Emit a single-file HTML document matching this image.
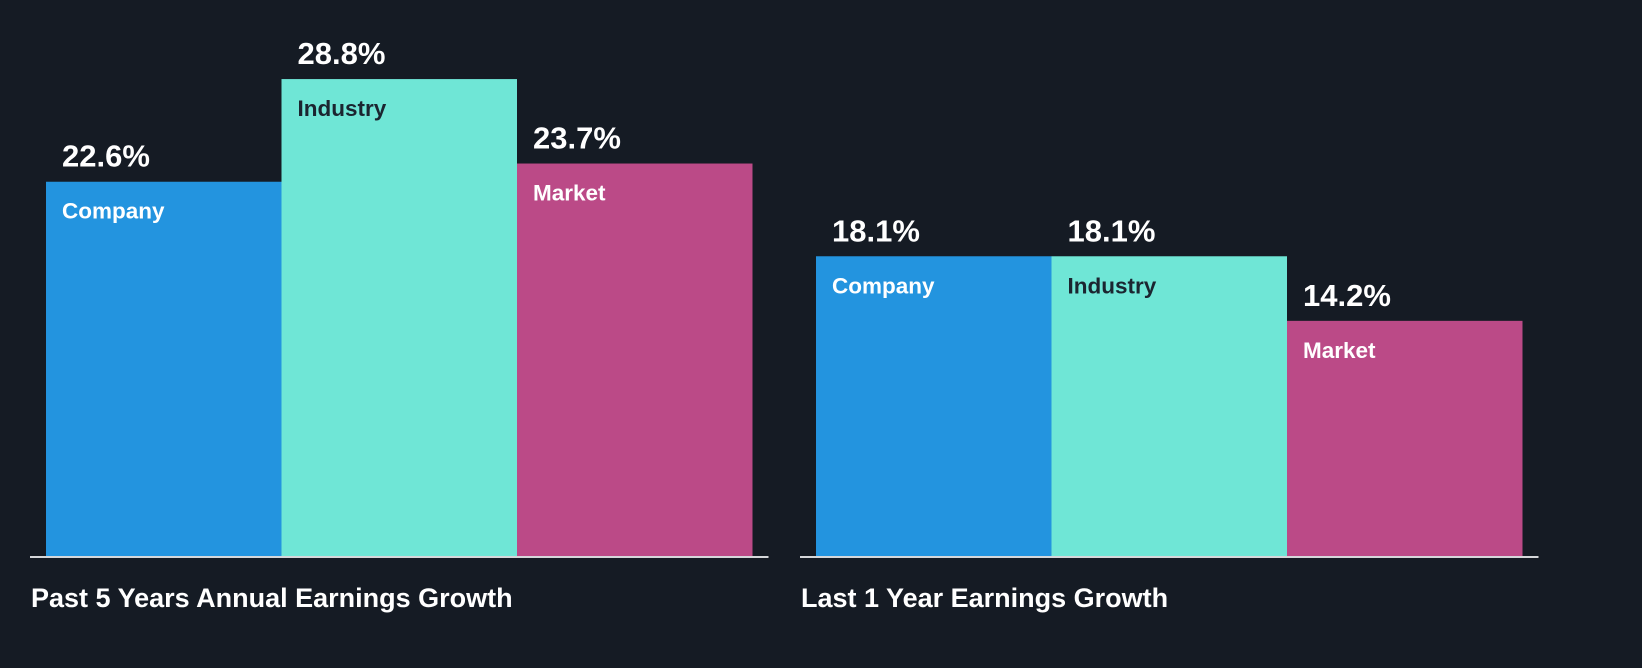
<!DOCTYPE html>
<html><head><meta charset="utf-8"><style>
html,body{margin:0;padding:0;background:#151b24;}
svg{display:block;font-family:"Liberation Sans",Arial,sans-serif;font-weight:bold;}
</style></head><body>
<svg id="chart" width="1642" height="668" viewBox="0 0 1642 668">
<rect x="0" y="0" width="1642" height="668" fill="#151b24"/>
<g id="bars"></g>
</svg>
<script>
const groups = ["Past 5 Years Annual Earnings Growth", "Last 1 Year Earnings Growth"];
const seriesNames = ["Company", "Industry", "Market"];
const companyValues = [22.6, 18.1];
const industryValues = [28.8, 18.1];
const marketValues = [23.7, 14.2];
const valueLabels = [["22.6%","28.8%","23.7%"],["18.1%","18.1%","14.2%"]];

const colors = ["#2394df", "#6fe6d6", "#bb4a87"];
const textColors = ["#ffffff", "#1b2530", "#ffffff"];
const baseY = 556;
const pxPerUnit = 16.56;
function yScale(v){ return baseY - v * pxPerUnit; }
const groupX = [46, 816];
const barW = 235.5;
const ns = "http://www.w3.org/2000/svg";
const g = document.getElementById("bars");
const series = [companyValues, industryValues, marketValues];

groups.forEach((name, gi) => {
  const axis = document.createElementNS(ns, "rect");
  axis.setAttribute("x", groupX[gi] - 16);
  axis.setAttribute("y", baseY);
  axis.setAttribute("width", 3 * barW + 32);
  axis.setAttribute("height", 2);
  axis.setAttribute("fill", "#d5d7da");
  
  
  g.appendChild(axis);

  series.forEach((vals, si) => {
    const v = vals[gi];
    const x = groupX[gi] + si * barW;
    const top = yScale(v);
    const r = document.createElementNS(ns, "rect");
    r.setAttribute("x", x);
    r.setAttribute("y", top);
    r.setAttribute("width", barW);
    r.setAttribute("height", baseY - top);
    r.setAttribute("fill", colors[si]);
    
    
    g.appendChild(r);

    const vt = document.createElementNS(ns, "text");
    vt.setAttribute("x", x + 16);
    vt.setAttribute("y", top - 15);
    vt.setAttribute("font-size", "31");
    vt.setAttribute("fill", "#ffffff");
    vt.textContent = valueLabels[gi][si];
    
    
    g.appendChild(vt);

    const lt = document.createElementNS(ns, "text");
    lt.setAttribute("x", x + 16);
    lt.setAttribute("y", top + 37);
    lt.setAttribute("font-size", "22.5");
    lt.setAttribute("fill", textColors[si]);
    lt.textContent = seriesNames[si];
    
    
    g.appendChild(lt);
  });

  const t = document.createElementNS(ns, "text");
  t.setAttribute("x", groupX[gi] - 15);
  t.setAttribute("y", 607);
  t.setAttribute("font-size", "27");
  t.setAttribute("fill", "#ffffff");
  t.textContent = name;
  
  
  g.appendChild(t);
});
</script>
</body></html>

=-=-=

Problem description » Only lines with the string "document" belong in your answer; copy each one.

Response to this task »
Emit a single-file HTML document matching this image.
const g = document.getElementById("bars");
  const axis = document.createElementNS(ns, "rect");
    const r = document.createElementNS(ns, "rect");
    const vt = document.createElementNS(ns, "text");
    const lt = document.createElementNS(ns, "text");
  const t = document.createElementNS(ns, "text");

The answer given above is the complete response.